So I happened upon this episode of what was a serialized production. It was on the local NPR radio station. I had missed the beginning part. I figured out how to use the family high-fi to hook up to the cassette recorder. This was an old piece of furniture with a radio and a record player. The cassette recorder was a separate wooden box that set on top and connected to the AUX port using RCA cables. The cassette recorder required two hands to press the record button. You had to push the record button and then press the play knob to the right to get it to record. That is how I left it because I had to get to school. I came home to a partial recording of the episode. At the end of the episode was information about when the next episode was on. I think there were 10 half-hour episodes. I recorded as many of them as I could using the same procedure.
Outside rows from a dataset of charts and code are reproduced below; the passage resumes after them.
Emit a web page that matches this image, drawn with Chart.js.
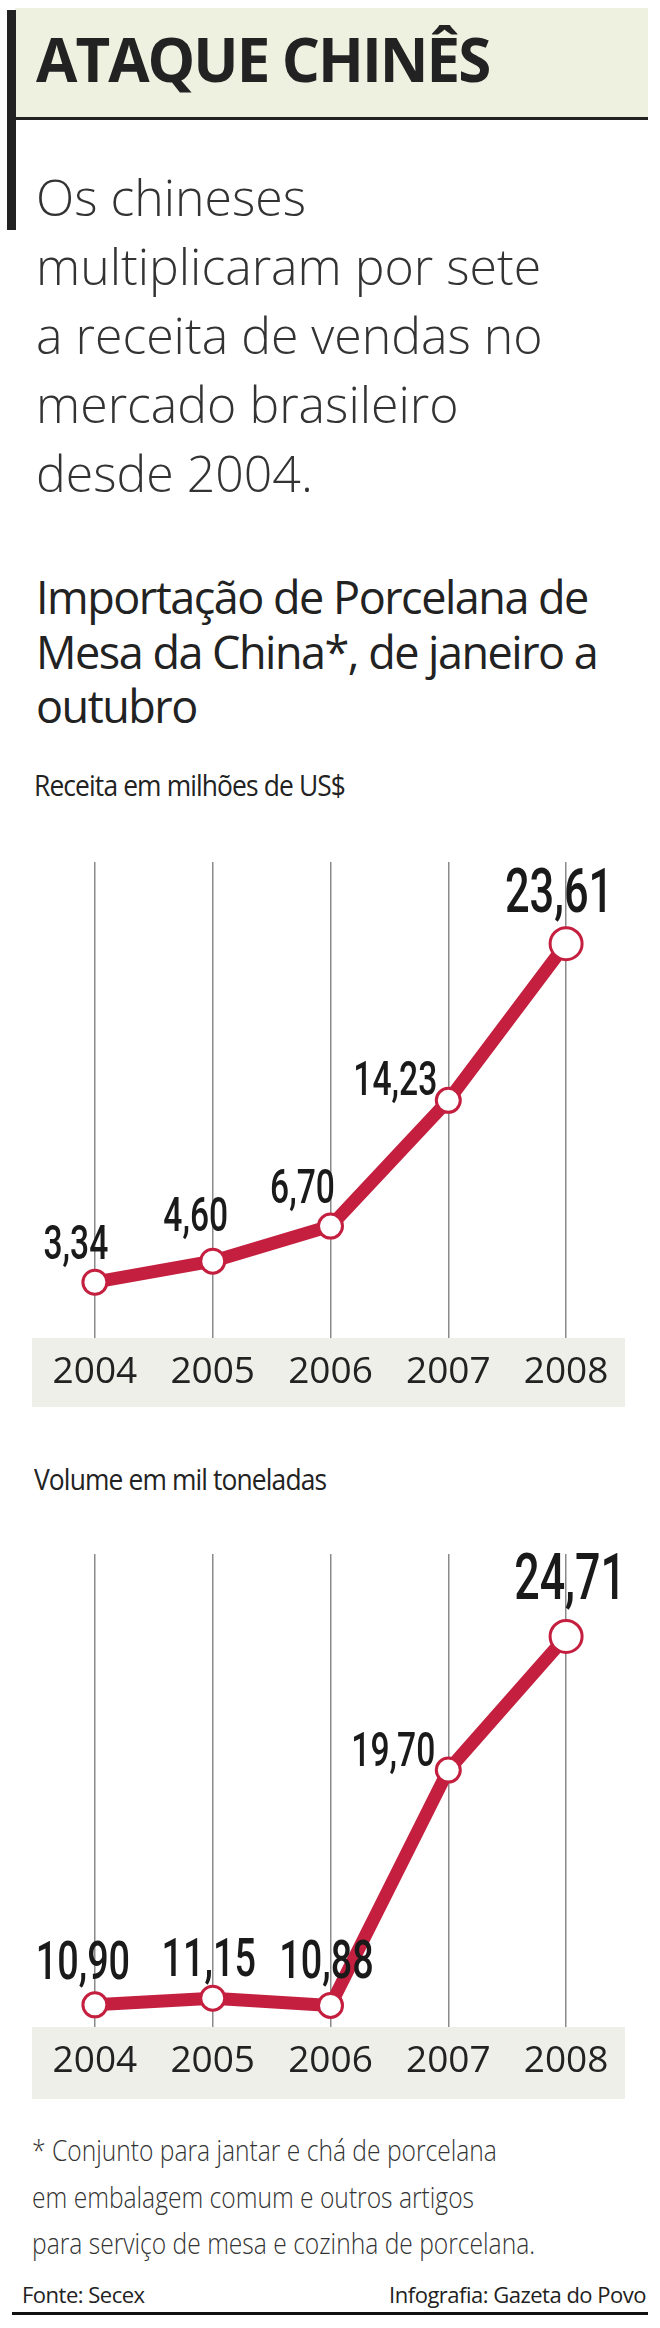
<!DOCTYPE html>
<html>
<head>
<meta charset="utf-8">
<script src="https://cdn.jsdelivr.net/npm/chart.js@4"></script>
<style>
  body { margin: 0; background: #fff; width: 660px; height: 2328px; position: relative; overflow: hidden; font-family: "Open Sans", sans-serif; color: #222; }
  .abs { position: absolute; }
  .band { left: 15px; top: 8px; width: 633px; height: 109px; background: #eef0e0; border-bottom: 3px solid #222; }
  .bar { left: 7px; top: 10px; width: 9px; height: 220px; background: #222; }
  .title { left: 36px; top: 29px; font-size: 60px; line-height: 1; font-weight: 700; letter-spacing: -2px; white-space: nowrap; }
  .sub { left: 36px; top: 163px; font-size: 50px; line-height: 69px; font-weight: 300; color: #333; }
  .ctitle { left: 36px; top: 570px; font-size: 45px; line-height: 54.5px; font-weight: 500; letter-spacing: -1.5px; }
  .unit { left: 34px; font-size: 30px; line-height: 1; letter-spacing: -1px; transform: scaleX(0.88); transform-origin: left; white-space: nowrap; }
  .note { left: 32px; top: 2127px; font-size: 30px; line-height: 46.5px; font-weight: 300; color: #333; transform: scaleX(0.82); transform-origin: left; white-space: nowrap; }
  .foot { top: 2283px; font-size: 22px; line-height: 1; letter-spacing: -0.5px; white-space: nowrap; }
  .rule { left: 12px; top: 2312px; width: 636px; height: 3px; background: #111; }
  canvas { position: absolute; left: 0; }
</style>
</head>
<body>
<div class="abs band"></div>
<div class="abs bar"></div>
<div class="abs title">ATAQUE CHINÊS</div>
<div class="abs sub">Os chineses<br>multiplicaram por sete<br>a receita de vendas no<br>mercado brasileiro<br>desde 2004.</div>
<div class="abs ctitle">Importação de Porcelana de<br>Mesa da China*, de janeiro a<br>outubro</div>
<div class="abs unit" style="top:770px">Receita em milhões de US$</div>
<div class="abs unit" style="top:1464px">Volume em mil toneladas</div>
<div class="abs note">* Conjunto para jantar e chá de porcelana<br>em embalagem comum e outros artigos<br>para serviço de mesa e cozinha de porcelana.</div>
<div class="abs foot" style="left:22px">Fonte: Secex</div>
<div class="abs foot" style="right:14px">Infografia: Gazeta do Povo</div>
<div class="abs rule"></div>

<div style="position:absolute;left:0;top:843px;width:660px;height:564px"><canvas id="receita"></canvas></div>
<div style="position:absolute;left:0;top:1535px;width:660px;height:564px"><canvas id="volume"></canvas></div>

<script>
const years = ['2004', '2005', '2006', '2007', '2008'];
const receita = [3.34, 4.60, 6.70, 14.23, 23.61];
const volume = [10.90, 11.15, 10.88, 19.70, 24.71];

const RED = '#c51f3f';

// gray band behind the years + value labels above the points
const decor = {
  id: 'decor',
  beforeDraw(chart) {
    const { ctx, chartArea } = chart;
    ctx.save();
    ctx.fillStyle = '#efefe9';
    ctx.fillRect(32, chartArea.bottom, 593, chart.height - chartArea.bottom);
    ctx.restore();
  },
  afterDatasetsDraw(chart, args, opts) {
    const { ctx } = chart;
    const meta = chart.getDatasetMeta(0);
    const data = chart.data.datasets[0].data;
    ctx.save();
    ctx.fillStyle = '#1a1a1a';
    ctx.textAlign = 'center';
    ctx.textBaseline = 'alphabetic';
    meta.data.forEach((pt, i) => {
      const txt = data[i].toFixed(2).replace('.', ',');
      ctx.save();
      ctx.translate(pt.x + opts.dx[i], pt.y + opts.dy[i]);
      ctx.scale(0.7, 1);
      ctx.font = '500 ' + opts.size[i] + 'px Roboto';
      ctx.fillText(txt, 0, 0);
      ctx.restore();
    });
    ctx.restore();
  }
};

function makeChart(id, values, yMin, yMax, axisH, labelOpts) {
  return new Chart(document.getElementById(id), {
    type: 'line',
    data: {
      labels: years,
      datasets: [{
        data: values,
        borderColor: RED,
        borderWidth: 13,
        borderJoinStyle: 'round',
        tension: 0,
        pointBackgroundColor: '#fff',
        pointBorderColor: RED,
        pointBorderWidth: 3,
        pointRadius: [12, 12, 12, 12, 16],
        clip: false
      }]
    },
    options: {
      responsive: true,
      maintainAspectRatio: false,
      animation: false,
      layout: { padding: { left: 36, right: 35, top: 0, bottom: 0 } },
      plugins: { legend: { display: false }, tooltip: { enabled: false }, decor: labelOpts },
      scales: {
        x: {
          offset: true,
          border: { display: false },
          grid: { color: '#8a8a8a', lineWidth: 1.5, drawTicks: false, offset: false },
          ticks: { color: '#222', padding: 16, font: { family: 'Open Sans', size: 37, weight: '500', lineHeight: 1 } },
          afterFit(scale) { scale.height = axisH; }
        },
        y: { display: false, min: yMin, max: yMax }
      }
    },
    plugins: [decor]
  });
}

makeChart('receita', receita, 0, 28.5, 69, {
  dx: [-19, -17, -28, -53, -7],
  dy: [-23, -30, -23, -5, -32],
  size: [48, 48, 48, 48, 62]
});
makeChart('volume', volume, 10.07, 27.8, 72, {
  dx: [-12, -4, -4, -55, 4],
  dy: [-26, -22, -27, -4, -37],
  size: [54, 54, 54, 48, 64]
});
</script>
</body>
</html>
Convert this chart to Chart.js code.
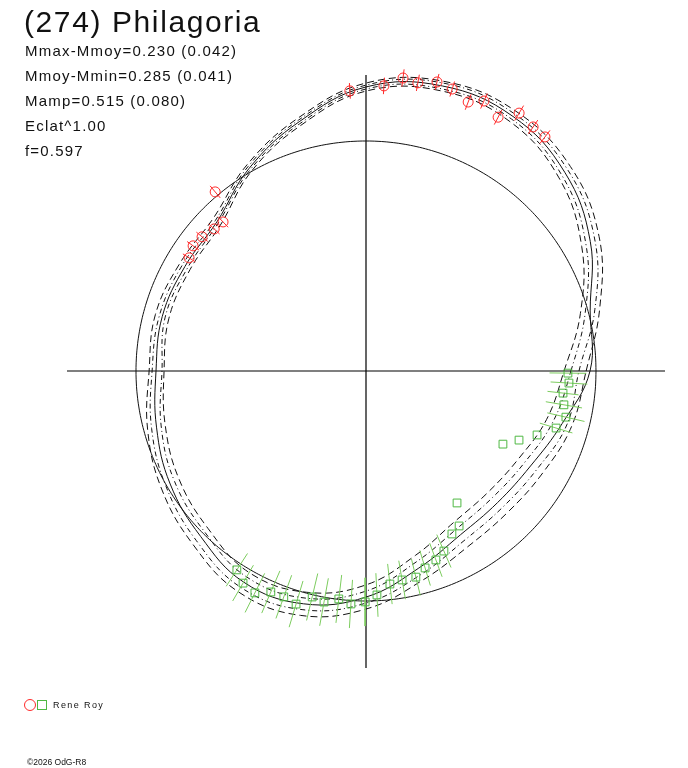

I shared the cassette tapes with friends from school.
Years later I spotted the same radio drama in CD format in a friend’s CD collection. This same friend also had Star Wars in the same format. During a road trip a short time later we listened to both CD collections. You can still buy these CD collections on CD for about $100 each. Amazon naturally has them for cheaper. About a decade later NPR produced Return of the Jedi in the same format. I have yet to hear this production.
Fast forward to November 2007. Audible.com has just released all three productions in their library. This is a great value, especially if you have the Audible Listener plan like I do. I get two audiobooks every month for a little over $20 — that’s about $10 a book. I downloaded the first episode right away. I’m looking forward to listening to all three episode this month.